── Supplied data

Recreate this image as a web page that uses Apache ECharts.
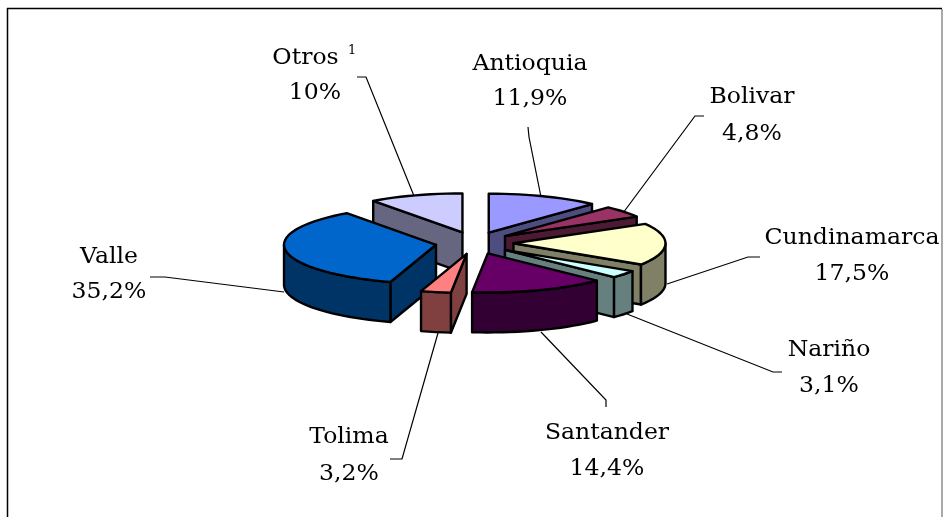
<!DOCTYPE html>
<html>
<head>
<meta charset="utf-8">
<script src="https://cdn.jsdelivr.net/npm/echarts@6/dist/echarts.min.js"></script>
<style>
  html, body { margin: 0; padding: 0; background: #fff; }
  #chart { width: 943px; height: 517px; }
</style>
</head>
<body>
<div id="chart"></div>
<script>
// clockwise from 12 o'clock
const regions = ['Antioquia', 'Bolivar', 'Cundinamarca', 'Nariño', 'Santander', 'Tolima', 'Valle', 'Otros']
const shares = [11.9, 4.8, 17.5, 3.1, 14.4, 3.2, 35.2, 10]
const topColors = ['#9999ff', '#993366', '#ffffcc', '#ccffff', '#660066', '#ff8080', '#0066cc', '#ccccff']
const sideColors = ['#4d4d80', '#4d1a33', '#808066', '#668080', '#330033', '#804040', '#003366', '#666680']
// painter's order, back slices first
const drawOrder = [7, 0, 1, 2, 3, 6, 5, 4]

// label centres [x, y of name, y of value]
const labelPos = [[530, 64, 99], [752, 97, 134], [852, 238, 274], [829, 350, 386], [607, 433, 469], [349, 437, 474], [109, 257, 292], [315, 58, 93]]
const leaders = [
  [[528, 127], [529, 137], [541, 197]],
  [[704, 116], [695, 116], [623, 213]],
  [[760, 257], [748, 257], [667, 284]],
  [[782, 372], [773, 372], [627, 314]],
  [[606, 407], [606, 400], [541, 332]],
  [[390, 459], [402, 459], [438, 333]],
  [[150, 277], [165, 277], [284, 292]],
  [[357, 77], [366, 77], [414, 196]]
]

// pie projection
const cx = 474.5
const cy = 243
const rx = 152
const ry = 39
const depth = 40
const explode = 39
const explodeY = 0.285

const total = shares.reduce((a, b) => a + b, 0)
const angles = []
let acc = 0
shares.forEach((v) => {
  angles.push([acc / total * 360, (acc + v) / total * 360])
  acc += v
})

const rad = (d) => d * Math.PI / 180

const renderSlice = (params, api) => {
  const i = api.value(0)
  const a0 = angles[i][0]
  const a1 = angles[i][1]
  const mid = (a0 + a1) / 2
  const ox = cx + explode * Math.sin(rad(mid))
  const oy = cy - explode * explodeY * Math.cos(rad(mid))
  const pt = (a, down) => [ox + rx * Math.sin(rad(a)), oy - ry * Math.cos(rad(a)) + (down ? depth : 0)]
  const arc = (from, to, down) => {
    const out = []
    const n = Math.max(2, Math.ceil((to - from) / 3))
    for (let k = 0; k <= n; k++) out.push(pt(from + (to - from) * k / n, down))
    return out
  }
  const line = { stroke: '#000', lineWidth: 2.4, lineJoin: 'round' }
  const poly = (points, fill) => ({ type: 'polygon', shape: { points }, style: { fill, ...line } })
  const apex = [ox, oy]
  const apexDown = [ox, oy + depth]
  const side = sideColors[i]
  const children = []

  if (Math.sin(rad(a0)) < 0) children.push(poly([apex, pt(a0), pt(a0, true), apexDown], side))
  if (Math.sin(rad(a1)) > 0) children.push(poly([apex, pt(a1), pt(a1, true), apexDown], side))
  // only the front part of the rim shows
  const f0 = Math.max(a0, 90)
  const f1 = Math.min(a1, 270)
  if (f1 > f0) children.push(poly(arc(f0, f1, false).concat(arc(f0, f1, true).reverse()), side))
  children.push(poly([apex].concat(arc(a0, a1, false)), topColors[i]))

  return { type: 'group', children }
}

const font = '"DejaVu Serif", serif'
const textEl = (text, x, y, size) => ({
  type: 'text',
  x,
  y,
  scaleX: 1.07, // the original face runs wider than DejaVu
  style: { text, fill: '#000', font: `${size}px ${font}`, align: 'center', verticalAlign: 'middle' }
})

const graphics = []
regions.forEach((name, i) => {
  const [x, y1, y2] = labelPos[i]
  const value = String(shares[i]).replace('.', ',') + '%'
  if (name === 'Otros') {
    graphics.push(textEl(name, 305.5, y1, 22))
    graphics.push(textEl('1', 352, 51, 12))
  } else {
    graphics.push(textEl(name, x, y1, 22))
  }
  graphics.push(textEl(value, x, y2, 22))
  graphics.push({
    type: 'polyline',
    shape: { points: leaders[i] },
    style: { stroke: '#000', lineWidth: 1.2, fill: 'none' }
  })
})

// frame
graphics.push({ type: 'line', shape: { x1: 7, y1: 8.5, x2: 942, y2: 8.5 }, style: { stroke: '#000', lineWidth: 1.5 } })
graphics.push({ type: 'line', shape: { x1: 7.5, y1: 8, x2: 7.5, y2: 517 }, style: { stroke: '#000', lineWidth: 1.5 } })
graphics.push({ type: 'line', shape: { x1: 942, y1: 9, x2: 942, y2: 517 }, style: { stroke: '#8c8c8c', lineWidth: 1.5 } })

const chart = echarts.init(document.getElementById('chart'), null, { renderer: 'canvas' })
chart.setOption({
  animation: false,
  backgroundColor: '#fff',
  graphic: { elements: graphics },
  series: [
    {
      type: 'custom',
      coordinateSystem: 'none',
      renderItem: renderSlice,
      data: drawOrder.map((i) => [i, shares[i]])
    }
  ]
})
</script>
</body>
</html>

────

Task:
Set down the material exactly, every line of it, except for the pictures.

The output:
Recreate this image as a web page that uses Apache ECharts.
<!DOCTYPE html>
<html>
<head>
<meta charset="utf-8">
<script src="https://cdn.jsdelivr.net/npm/echarts@6/dist/echarts.min.js"></script>
<style>
  html, body { margin: 0; padding: 0; background: #fff; }
  #chart { width: 943px; height: 517px; }
</style>
</head>
<body>
<div id="chart"></div>
<script>
// clockwise from 12 o'clock
const regions = ['Antioquia', 'Bolivar', 'Cundinamarca', 'Nariño', 'Santander', 'Tolima', 'Valle', 'Otros']
const shares = [11.9, 4.8, 17.5, 3.1, 14.4, 3.2, 35.2, 10]
const topColors = ['#9999ff', '#993366', '#ffffcc', '#ccffff', '#660066', '#ff8080', '#0066cc', '#ccccff']
const sideColors = ['#4d4d80', '#4d1a33', '#808066', '#668080', '#330033', '#804040', '#003366', '#666680']
// painter's order, back slices first
const drawOrder = [7, 0, 1, 2, 3, 6, 5, 4]

// label centres [x, y of name, y of value]
const labelPos = [[530, 64, 99], [752, 97, 134], [852, 238, 274], [829, 350, 386], [607, 433, 469], [349, 437, 474], [109, 257, 292], [315, 58, 93]]
const leaders = [
  [[528, 127], [529, 137], [541, 197]],
  [[704, 116], [695, 116], [623, 213]],
  [[760, 257], [748, 257], [667, 284]],
  [[782, 372], [773, 372], [627, 314]],
  [[606, 407], [606, 400], [541, 332]],
  [[390, 459], [402, 459], [438, 333]],
  [[150, 277], [165, 277], [284, 292]],
  [[357, 77], [366, 77], [414, 196]]
]

// pie projection
const cx = 474.5
const cy = 243
const rx = 152
const ry = 39
const depth = 40
const explode = 39
const explodeY = 0.285

const total = shares.reduce((a, b) => a + b, 0)
const angles = []
let acc = 0
shares.forEach((v) => {
  angles.push([acc / total * 360, (acc + v) / total * 360])
  acc += v
})

const rad = (d) => d * Math.PI / 180

const renderSlice = (params, api) => {
  const i = api.value(0)
  const a0 = angles[i][0]
  const a1 = angles[i][1]
  const mid = (a0 + a1) / 2
  const ox = cx + explode * Math.sin(rad(mid))
  const oy = cy - explode * explodeY * Math.cos(rad(mid))
  const pt = (a, down) => [ox + rx * Math.sin(rad(a)), oy - ry * Math.cos(rad(a)) + (down ? depth : 0)]
  const arc = (from, to, down) => {
    const out = []
    const n = Math.max(2, Math.ceil((to - from) / 3))
    for (let k = 0; k <= n; k++) out.push(pt(from + (to - from) * k / n, down))
    return out
  }
  const line = { stroke: '#000', lineWidth: 2.4, lineJoin: 'round' }
  const poly = (points, fill) => ({ type: 'polygon', shape: { points }, style: { fill, ...line } })
  const apex = [ox, oy]
  const apexDown = [ox, oy + depth]
  const side = sideColors[i]
  const children = []

  if (Math.sin(rad(a0)) < 0) children.push(poly([apex, pt(a0), pt(a0, true), apexDown], side))
  if (Math.sin(rad(a1)) > 0) children.push(poly([apex, pt(a1), pt(a1, true), apexDown], side))
  // only the front part of the rim shows
  const f0 = Math.max(a0, 90)
  const f1 = Math.min(a1, 270)
  if (f1 > f0) children.push(poly(arc(f0, f1, false).concat(arc(f0, f1, true).reverse()), side))
  children.push(poly([apex].concat(arc(a0, a1, false)), topColors[i]))

  return { type: 'group', children }
}

const font = '"DejaVu Serif", serif'
const textEl = (text, x, y, size) => ({
  type: 'text',
  x,
  y,
  scaleX: 1.07, // the original face runs wider than DejaVu
  style: { text, fill: '#000', font: `${size}px ${font}`, align: 'center', verticalAlign: 'middle' }
})

const graphics = []
regions.forEach((name, i) => {
  const [x, y1, y2] = labelPos[i]
  const value = String(shares[i]).replace('.', ',') + '%'
  if (name === 'Otros') {
    graphics.push(textEl(name, 305.5, y1, 22))
    graphics.push(textEl('1', 352, 51, 12))
  } else {
    graphics.push(textEl(name, x, y1, 22))
  }
  graphics.push(textEl(value, x, y2, 22))
  graphics.push({
    type: 'polyline',
    shape: { points: leaders[i] },
    style: { stroke: '#000', lineWidth: 1.2, fill: 'none' }
  })
})

// frame
graphics.push({ type: 'line', shape: { x1: 7, y1: 8.5, x2: 942, y2: 8.5 }, style: { stroke: '#000', lineWidth: 1.5 } })
graphics.push({ type: 'line', shape: { x1: 7.5, y1: 8, x2: 7.5, y2: 517 }, style: { stroke: '#000', lineWidth: 1.5 } })
graphics.push({ type: 'line', shape: { x1: 942, y1: 9, x2: 942, y2: 517 }, style: { stroke: '#8c8c8c', lineWidth: 1.5 } })

const chart = echarts.init(document.getElementById('chart'), null, { renderer: 'canvas' })
chart.setOption({
  animation: false,
  backgroundColor: '#fff',
  graphic: { elements: graphics },
  series: [
    {
      type: 'custom',
      coordinateSystem: 'none',
      renderItem: renderSlice,
      data: drawOrder.map((i) => [i, shares[i]])
    }
  ]
})
</script>
</body>
</html>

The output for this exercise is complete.